Hanuman-Chalisa
Image Source: YouTube/Indian Association of Lesotho

On Sunday, the Indian township south of Johannesburg echoed with Hanuman Chalisa as South African Indian origin singer Vandana Naran launched a CD featuring Hanuman Chalisa in six different variations.

Some of the items were performed live at the annual United Hanuman Chalisa held in Lenasia together with bhajan groups from all over the country rotated in 20-minute sessions for over 12 hours non-stop to chant the devotional prayer.

The Hanuman Chalisa is a 40-verse devotional composition by Goswami Tulsidas, better known as the author of the mythological epic Ramcharitmanas, in praise of Lord Hanuman.

“We decided to put together this CD in different versions of the Hanuman Chalisa so that it would find appeal to different age groups,” Naran told PTI.

“There are traditional versions that will appeal more to the elderly group, and then there are more modernized music versions for the younger group, using electronic music as background. “The words, of course, stay exactly the same, but the renditions are in different tunes,” singer added.

Naran, as a child was trained in Indian classical music with her sister Jagruthi in the United States.

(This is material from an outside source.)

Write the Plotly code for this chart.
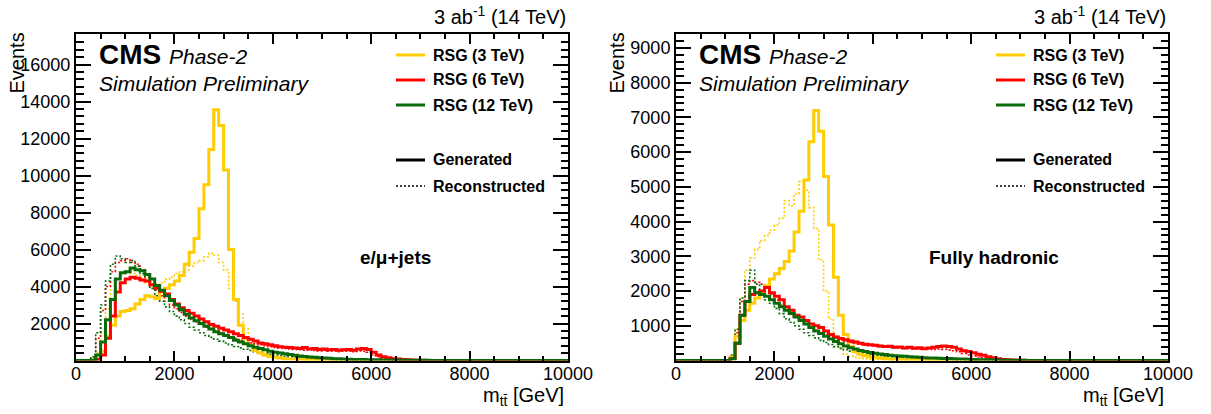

She has won a number of local song contests and has performed internationally. On the family’s return to South Africa, the sisters and Naran, in particular, further their musical interests, with Naran concentrating on vocals and Jagruthi on music composition, while their father Jagdish assists with technical studio recordings. The family also ran musical lessons online for a few years.

During the 150th anniversary of the birth of Nelson Mandela last year, the trio produced the world’s first South African national anthem translation into Hindi, adapting lyrics composed by a schoolteacher from Pietermaritzburg, where Gandhi’s path to Satyagraha was born 125 years earlier after he was thrown off a train reserved for whites.